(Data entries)
^^^^^^^^^^^^^^^^

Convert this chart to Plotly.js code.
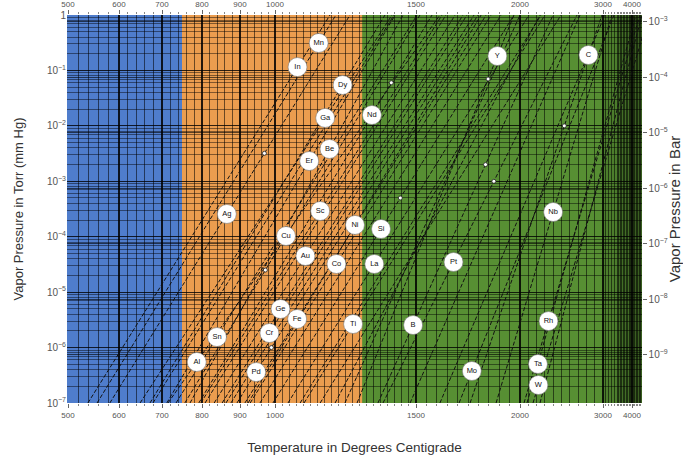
<!DOCTYPE html>
<html><head><meta charset="utf-8">
<script src="https://cdn.plot.ly/plotly-3.0.1.min.js"></script>
<style>html,body{margin:0;padding:0;background:#fff}#chart{width:683px;height:461px}</style>
</head><body><div id="chart"></div>
<script>
// ---- Data ----
// Temperature tick labels (°C)
const tempTicks = [500, 600, 700, 800, 900, 1000, 1500, 2000, 3000, 4000];
// Temperature region boundaries (°C): blue / orange / green
const regionBounds = [500, 750, 1310, 4400];
// Labelled element curves
const elements      = ['In','Mn','Ag','Ga','Dy','Er','Be','Al','Sn','Cu','Sc','Au','Ge','Cr','Pd','Fe','Ni','Nd','Co','Si','La','Ti','B','Pt','Y','C','Nb','Mo','Rh','Ta','W'];
// Temperature (°C) where each curve reaches 1e-7 Torr
const tempAt1e7Torr = [539, 557, 582, 649, 672, 712, 770, 715, 735, 757, 797, 832, 853, 863, 892, 914, 923, 792, 929, 994, 1046, 1103, 1365, 1383, 1291, 1760, 1885, 1707, 2048, 2084, 2157];
// Temperature (°C) where each curve reaches 1 Torr
const tempAt1Torr   = [1195, 1216, 1266, 1415, 1390, 1426, 1454, 1615, 1505, 1519, 1625, 1688, 1726, 1745, 1798, 1837, 1813, 1577, 1861, 1971, 2108, 2301, 2398, 2687, 1971, 2988, 3310, 3379, 4276, 4138, 4586];
// Pressure (Torr) at which each element's label sits on its curve
const labelPressure = [0.115, 0.313, 2.57e-4, 0.0139, 0.0546, 0.00232, 0.00383, 5.5e-7, 1.55e-6, 1.03e-4, 2.91e-4, 4.49e-5, 4.96e-6, 1.83e-6, 3.62e-7, 3.28e-6, 1.63e-4, 0.0157, 3.22e-5, 1.38e-4, 3.22e-5, 2.66e-6, 2.55e-6, 3.5e-5, 0.182, 0.19, 2.79e-4, 3.78e-7, 3.01e-6, 5.06e-7, 2.11e-7];
// Unlabelled curves
const otherAt1e7Torr = [679, 808, 876, 957, 1089, 1160, 1213, 1248, 1479, 1615, 2241];
const otherAt1Torr   = [1422, 1644, 1779, 1909, 2253, 2494, 2241, 2000, 2723, 3069, 4345];
// Small open-circle data markers: element and pressure (Torr)
const dotElements = ['Ag','Cu','Pd','Nd','Y','B','Pt','C','Si'];
const dotPressure = [3.2e-3, 2.5e-5, 1.0e-6, 0.06, 0.07, 2e-3, 1e-3, 0.01, 5e-4];

// ---- Temperature scale of the chart (non-uniform, read from tick spacing) ----
const scaleT = tempTicks;
const scaleS = [1, 52, 95, 135, 173, 208, 349, 453, 536, 565];
function s(T) {
  const n = scaleT.length;
  let i = 0;
  if (T <= scaleT[0]) i = 0;
  else if (T >= scaleT[n - 1]) i = n - 2;
  else { while (T > scaleT[i + 1]) i++; }
  const t0 = scaleT[i], t1 = scaleT[i + 1];
  return scaleS[i] + (T - t0) / (t1 - t0) * (scaleS[i + 1] - scaleS[i]);
}
const xRange = [0, 575];

// Minor grid temperatures
const minorT = [];
for (let t = 500; t < 1000; t += 20) minorT.push(t);
for (let t = 1000; t < 1500; t += 25) minorT.push(t);
for (let t = 1500; t < 2000; t += 50) minorT.push(t);
for (let t = 2000; t < 3500; t += 100) minorT.push(t);
for (let t = 3500; t <= 4400; t += 50) minorT.push(t);
const minorS = minorT.filter(t => tempTicks.indexOf(t) < 0).map(s);

// ---- Curves ----
const lx = [], ly = [];
function addCurve(tb, tt) { lx.push(s(tb), s(tt), null); ly.push(1e-7, 1, null); }
elements.forEach((e, i) => addCurve(tempAt1e7Torr[i], tempAt1Torr[i]));
otherAt1e7Torr.forEach((tb, i) => addCurve(tb, otherAt1Torr[i]));

function posOn(i, p) {
  const f = (Math.log10(p) + 7) / 7;
  return s(tempAt1e7Torr[i]) + f * (s(tempAt1Torr[i]) - s(tempAt1e7Torr[i]));
}
const labX = elements.map((e, i) => posOn(i, labelPressure[i]));
const dotX = dotElements.map((e, k) => posOn(elements.indexOf(e), dotPressure[k]));

const font = 'Liberation Sans, Arial, sans-serif';
const traces = [
  {x: lx, y: ly, mode: 'lines', line: {color: '#111', width: 1, dash: '4px,2px'}, hoverinfo: 'skip', showlegend: false},
  {x: dotX, y: dotPressure, mode: 'markers', marker: {size: 4, color: '#fff', line: {color: '#222', width: 0.8}}, showlegend: false},
  {x: labX, y: labelPressure, mode: 'markers+text', text: elements, textposition: 'middle center',
   textfont: {family: font, size: 7.5, color: '#111'},
   marker: {size: 19, color: '#fff', line: {color: '#777', width: 0.6}}, showlegend: false},
  {x: [s(1000)], y: [1e-4], xaxis: 'x2', yaxis: 'y', mode: 'markers', marker: {opacity: 0}, showlegend: false, hoverinfo: 'skip'},
  {x: [s(1000)], y: [1e-6], xaxis: 'x', yaxis: 'y2', mode: 'markers', marker: {opacity: 0}, showlegend: false, hoverinfo: 'skip'}
];

const regionColors = ['#4f7dcc', '#eb9d4f', '#578f33'];
const shapes = [];
for (let i = 0; i < 3; i++) {
  shapes.push({type: 'rect', layer: 'below', xref: 'x', yref: 'paper',
    x0: i === 0 ? xRange[0] : s(regionBounds[i]), x1: i === 2 ? xRange[1] : s(regionBounds[i + 1]),
    y0: 0, y1: 1, fillcolor: regionColors[i], line: {width: 0}});
}
[3000, 3500, 3900].forEach(t => shapes.push({type: 'rect', layer: 'below', xref: 'x', yref: 'paper',
  x0: s(t), x1: xRange[1], y0: 0, y1: 1, fillcolor: 'rgba(0,0,0,0.12)', line: {width: 0}}));

const tickFont = {family: font, size: 8, color: '#555'};
const xCommon = {
  range: xRange, tickmode: 'array', tickvals: tempTicks.map(s), ticktext: tempTicks.map(String),
  tickfont: tickFont, ticks: 'outside', ticklen: 4, tickcolor: '#666', zeroline: false,
  minor: {tickmode: 'array', tickvals: minorS, ticks: 'outside', ticklen: 2, tickcolor: '#888',
          showgrid: true, gridcolor: 'rgba(0,0,0,0.55)', gridwidth: 1},
  showgrid: true, gridcolor: 'rgba(0,0,0,0.85)', gridwidth: 1.2, showline: false
};
const layout = {
  width: 683, height: 461,
  margin: {l: 67, r: 41, t: 15, b: 58},
  paper_bgcolor: '#fff', plot_bgcolor: '#578f33',
  showlegend: false,
  xaxis: Object.assign({}, xCommon, {
    title: {text: 'Temperature in Degrees Centigrade', font: {family: font, size: 13.5, color: '#333'}, standoff: 23}
  }),
  xaxis2: Object.assign({}, xCommon, {overlaying: 'x', side: 'top', anchor: 'y', showgrid: false,
    minor: {tickmode: 'array', tickvals: minorS, ticks: 'outside', ticklen: 2, tickcolor: '#888', showgrid: false}}),
  yaxis: {
    type: 'log', range: [-7, 0], tickmode: 'linear', tick0: 0, dtick: 1, exponentformat: 'power',
    tickfont: tickFont, ticks: '', showgrid: true, gridcolor: 'rgba(0,0,0,0.8)', gridwidth: 1.1, zeroline: false,
    minor: {dtick: 'D1', showgrid: true, gridcolor: 'rgba(0,0,0,0.5)', gridwidth: 0.9},
    title: {text: 'Vapor Pressure in Torr (mm Hg)', font: {family: font, size: 13, color: '#333'}, standoff: 20}
  },
  yaxis2: {
    type: 'log', range: [Math.log10(1e-7 / 750), Math.log10(1 / 750)], overlaying: 'y', side: 'right', anchor: 'x',
    tickmode: 'linear', tick0: 0, dtick: 1, exponentformat: 'power',
    tickfont: tickFont, ticks: 'outside', ticklen: 4, tickcolor: '#666',
    showgrid: true, gridcolor: 'rgba(0,0,0,0.6)', gridwidth: 1, zeroline: false,
    title: {text: 'Vapor Pressure in Bar', font: {family: font, size: 15, color: '#333'}, standoff: 8}
  },
  shapes: shapes
};
Plotly.newPlot('chart', traces, layout, {displayModeBar: false, staticPlot: true});
</script>
</body></html>
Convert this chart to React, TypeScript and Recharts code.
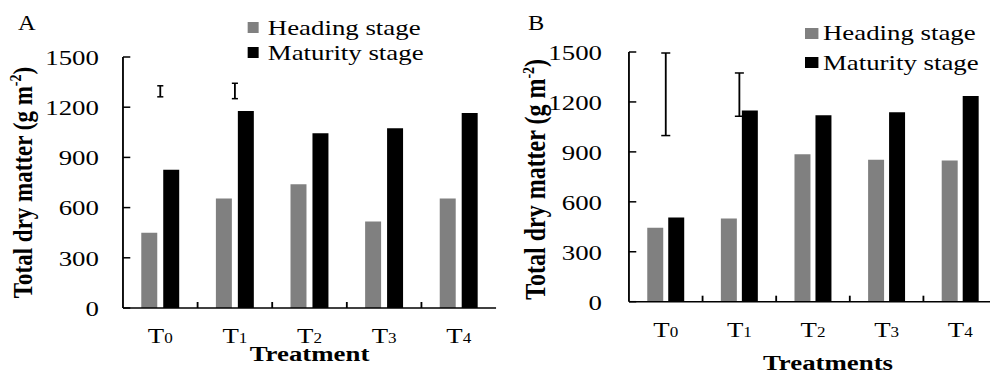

^^^^^^^^^^^^^^^^

• TASK DESCRIPTION: Reproduce only the lines of the records from the start up to and including the line that holds "1e-3, 0.01, 5e-4];"; do not carry over any picture.

• SOLUTION FOR THIS TASK:
Convert this chart to Plotly.js code.
<!DOCTYPE html>
<html><head><meta charset="utf-8">
<script src="https://cdn.plot.ly/plotly-3.0.1.min.js"></script>
<style>html,body{margin:0;padding:0;background:#fff}#chart{width:683px;height:461px}</style>
</head><body><div id="chart"></div>
<script>
// ---- Data ----
// Temperature tick labels (°C)
const tempTicks = [500, 600, 700, 800, 900, 1000, 1500, 2000, 3000, 4000];
// Temperature region boundaries (°C): blue / orange / green
const regionBounds = [500, 750, 1310, 4400];
// Labelled element curves
const elements      = ['In','Mn','Ag','Ga','Dy','Er','Be','Al','Sn','Cu','Sc','Au','Ge','Cr','Pd','Fe','Ni','Nd','Co','Si','La','Ti','B','Pt','Y','C','Nb','Mo','Rh','Ta','W'];
// Temperature (°C) where each curve reaches 1e-7 Torr
const tempAt1e7Torr = [539, 557, 582, 649, 672, 712, 770, 715, 735, 757, 797, 832, 853, 863, 892, 914, 923, 792, 929, 994, 1046, 1103, 1365, 1383, 1291, 1760, 1885, 1707, 2048, 2084, 2157];
// Temperature (°C) where each curve reaches 1 Torr
const tempAt1Torr   = [1195, 1216, 1266, 1415, 1390, 1426, 1454, 1615, 1505, 1519, 1625, 1688, 1726, 1745, 1798, 1837, 1813, 1577, 1861, 1971, 2108, 2301, 2398, 2687, 1971, 2988, 3310, 3379, 4276, 4138, 4586];
// Pressure (Torr) at which each element's label sits on its curve
const labelPressure = [0.115, 0.313, 2.57e-4, 0.0139, 0.0546, 0.00232, 0.00383, 5.5e-7, 1.55e-6, 1.03e-4, 2.91e-4, 4.49e-5, 4.96e-6, 1.83e-6, 3.62e-7, 3.28e-6, 1.63e-4, 0.0157, 3.22e-5, 1.38e-4, 3.22e-5, 2.66e-6, 2.55e-6, 3.5e-5, 0.182, 0.19, 2.79e-4, 3.78e-7, 3.01e-6, 5.06e-7, 2.11e-7];
// Unlabelled curves
const otherAt1e7Torr = [679, 808, 876, 957, 1089, 1160, 1213, 1248, 1479, 1615, 2241];
const otherAt1Torr   = [1422, 1644, 1779, 1909, 2253, 2494, 2241, 2000, 2723, 3069, 4345];
// Small open-circle data markers: element and pressure (Torr)
const dotElements = ['Ag','Cu','Pd','Nd','Y','B','Pt','C','Si'];
const dotPressure = [3.2e-3, 2.5e-5, 1.0e-6, 0.06, 0.07, 2e-3, 1e-3, 0.01, 5e-4];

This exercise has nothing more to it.